The Eiopa supervisory statement is an attempt to provide more clarity for EU regulators when considering whether to authorise these models. The danger is , if they are too restrictive, the end result will be EU corporate clients are cut off from global capacity – which would not be in anyone’s interest.

“You can’t treat one third country differently from another," Croft said, "because there is no 'least-favoured nation' status under WTO [World Trade Organization] standards." He continued: “At a minimum, they should remove the phrase ‘should be avoided’, though our preference would be to delete the entire paragraph in which it appears.”

If Liiba gets its wish, then individual EU regulators would have the flexibility to approve and regulate models, which is the case in the Belgian and Irish markets, Croft said.

Bipar, the European federation of insurance and financial intermediaries, is supporting Liiba, since neither the UK regulator nor government ought to get involved. “Anyone with an English accent isn’t going to help in something so politically sensitive,” Croft said. “Bipar is a European organisation and, post-Brexit, it is our only route to the EU.”
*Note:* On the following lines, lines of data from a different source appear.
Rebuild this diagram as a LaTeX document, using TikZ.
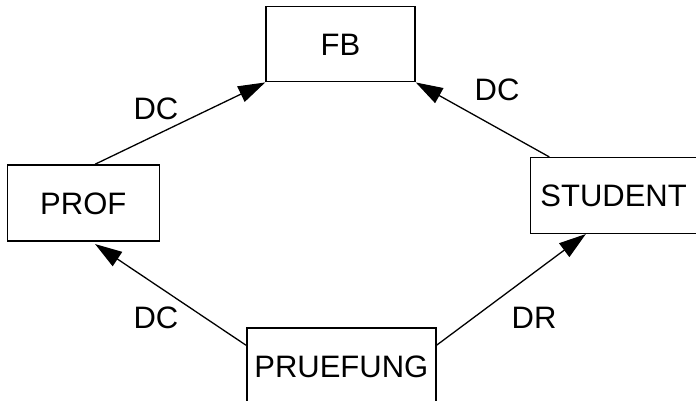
\documentclass[tikz,border=0pt]{standalone}
\usepackage{fontspec}
\setmainfont{Liberation Sans}
\usetikzlibrary{arrows.meta,calc}
\begin{document}
\begin{tikzpicture}[x=1pt,y=-1pt,
  ent/.style={draw=black, line width=1.5pt, inner sep=0pt, text height=22pt, text depth=0pt,
    font=\fontsize{31}{37}\selectfont},
  lbl/.style={inner sep=0pt, text height=22pt, text depth=0pt, font=\fontsize{31}{37}\selectfont},
  rel/.style={line width=1.3pt, -{Triangle[length=27pt,width=17pt]}}]
\useasboundingbox (0,0) rectangle (696,401);
\clip (0,0) rectangle (696,401);
\fill[white] (0,0) rectangle (696,401);
\node[ent, minimum width=149pt, minimum height=75pt] (fb) at (340.5,44.2) {FB};
\node[ent, minimum width=152pt, minimum height=76pt] (prof) at (83.3,203) {PROF};
\node[ent, minimum width=172pt, minimum height=75.6pt] (stud) at (616.6,195.5) {\hspace*{-6pt}STUDENT};
\node[ent, minimum width=189pt, minimum height=77pt] (pr) at (341.3,366.5) {PRUEFUNG};
\coordinate (t1) at ($(prof.south west)+(88.5,2.3)$);
\coordinate (t2) at ($(stud.south west)+(56,0)$);
\draw[rel] ($(prof.north west)+(88.5,0)$) -- (fb.south west);
\draw[rel] ($(stud.north west)+(19.5,0)$) -- (fb.south east);
\draw[rel] ($(pr.north west)+(0,18)$) -- (t1);
\draw[rel] ($(pr.north east)+(0,18)$) -- (t2);
\node[lbl] (l1) at (156,109) {DC};
\node[lbl] (l2) at (497,90) {DC};
\node[lbl] (l3) at (156,317) {DC};
\node[lbl] (l4) at (534,317) {DR};
\end{tikzpicture}
\end{document}
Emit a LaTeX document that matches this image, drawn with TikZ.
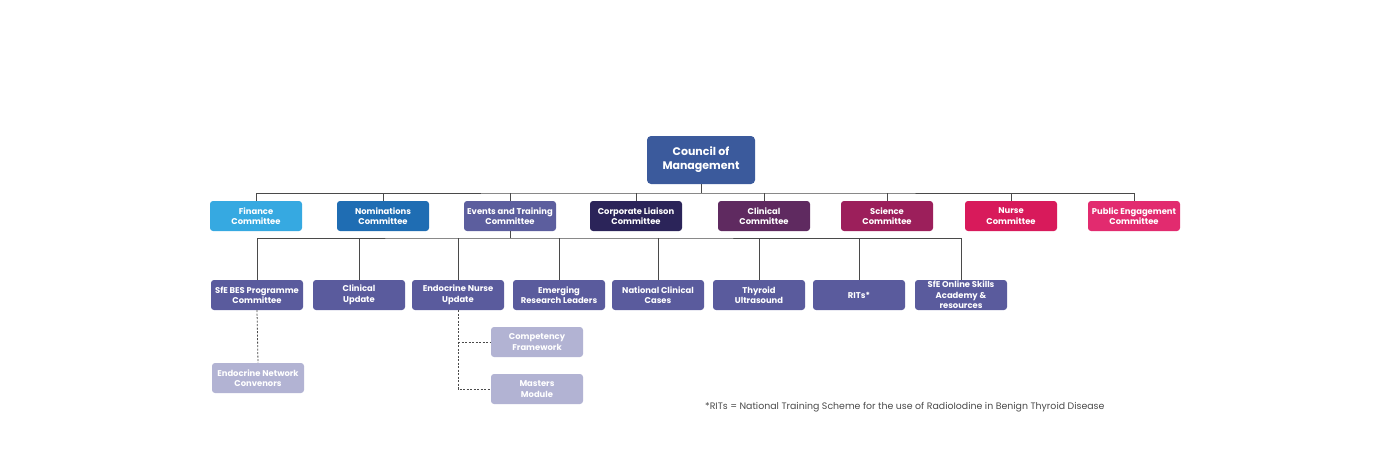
\documentclass[tikz,border=0pt]{standalone}
\usepackage{fontspec}
\setmainfont{Poppins}
\definecolor{council}{HTML}{3B5A9C}
\definecolor{finance}{HTML}{36A9E1}
\definecolor{nomin}{HTML}{1F6DB3}
\definecolor{events}{HTML}{5C5E9E}
\definecolor{corp}{HTML}{2B2459}
\definecolor{clinical}{HTML}{5F2A60}
\definecolor{science}{HTML}{9C1F5B}
\definecolor{nurse}{HTML}{D81A5B}
\definecolor{public}{HTML}{E22B6F}
\definecolor{sub}{HTML}{5A5B9D}
\definecolor{light}{HTML}{B2B3D3}
\definecolor{conn}{HTML}{4A4A4A}
\tikzset{
  x=1pt,y=1pt,
  box/.style={rounded corners=3pt,minimum width=92pt,minimum height=30pt,inner sep=1pt,
    text=white,align=center,font=\fontsize{8.4}{10.5}\selectfont\bfseries},
  bigbox/.style={rounded corners=4pt,minimum width=108pt,minimum height=48pt,inner sep=2pt,
    text=white,align=center,font=\fontsize{11}{14}\selectfont\bfseries,fill=council},
  conline/.style={draw=conn,line width=0.9pt},
  dashline/.style={draw=conn,line width=0.8pt,dash pattern=on 2pt off 1.5pt},
}
\begin{document}
\begin{tikzpicture}
\useasboundingbox (0,0) rectangle (1400,467);
% council
\node[bigbox] (council) at (701,307) {Council of\\Management};
% row 1
\node[box,fill=finance] (fin) at (256,251) {Finance\\Committee};
\node[box,fill=nomin] (nom) at (383,251) {Nominations\\Committee};
\node[box,fill=events] (evt) at (510,251) {Events and Training\\Committee};
\node[box,fill=corp] (cor) at (636,251) {Corporate Liaison\\Committee};
\node[box,fill=clinical] (cli) at (764,251) {Clinical\\Committee};
\node[box,fill=science] (sci) at (887,251) {Science\\Committee};
\node[box,fill=nurse] (nur) at (1011,251) {Nurse\\Committee};
\node[box,fill=public] (pub) at (1134,251) {Public Engagement\\Committee};
% row 2
\node[box,fill=sub] (bes) at (257,172) {SfE BES Programme\\Committee};
\node[box,fill=sub] (cup) at (359,172) {Clinical\\Update};
\node[box,fill=sub] (enu) at (458,172) {Endocrine Nurse\\Update};
\node[box,fill=sub] (erl) at (559,172) {Emerging\\Research Leaders};
\node[box,fill=sub] (ncc) at (658,172) {National Clinical\\Cases};
\node[box,fill=sub] (thy) at (759,172) {Thyroid\\Ultrasound};
\node[box,fill=sub] (rit) at (859,172) {RITs*};
\node[box,fill=sub] (onl) at (961,172) {SfE Online Skills\\Academy \&\\resources};
% row 3
\node[box,fill=light] (enc) at (258,89) {Endocrine Network\\Convenors};
\node[box,fill=light] (cfw) at (537,125) {Competency\\Framework};
\node[box,fill=light] (mmd) at (537,78) {Masters\\Module};
% bus coordinates
\coordinate (b1) at (701,274);
\coordinate (b2) at (510,229);
% connectors level 1
\draw[conline] (council.south) -- (b1);
\draw[conline] (fin.north) |- (b1) -| (pub.north);
\foreach \n in {nom,evt,cor,cli,sci,nur}{\draw[conline] (\n.north) -- (\n.north |- b1);}
% connectors level 2
\draw[conline] (evt.south) -- (b2);
\draw[conline] (bes.north) |- (b2) -| (onl.north);
\foreach \n in {cup,enu,erl,ncc,thy,rit}{\draw[conline] (\n.north) -- (\n.north |- b2);}
% dashed
\draw[dashline] (bes.south) -- (enc.north);
\draw[dashline] (enu.south) |- (mmd.west);
\draw[dashline] (enu.south |- cfw.west) -- (cfw.west);
% footnote
\node[anchor=west,inner sep=0pt,text=conn,font=\fontsize{9.4}{11}\selectfont] (fn) at (705,60)
  {*RITs = National Training Scheme for the use of RadioIodine in Benign Thyroid Disease};
\end{tikzpicture}
\end{document}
After the Eiopa consultation is completed next month, the next big milestone for Liiba members in the EU context is the formal review of the IDD, which is expected in 2024. “We’ll begin gathering our thoughts on what we might try and push for as part of that exercise,” Croft said, “but, without being overly dramatic, our progress depends on what happens with the Northern Ireland Protocol.”

An amicable solution between the EU and the UK on the remaining political tensions created by Brexit will enable “sensible” dialogue on the way business operates. “We need a vastly more positive political atmosphere before we can think about having that conversation,” Croft said.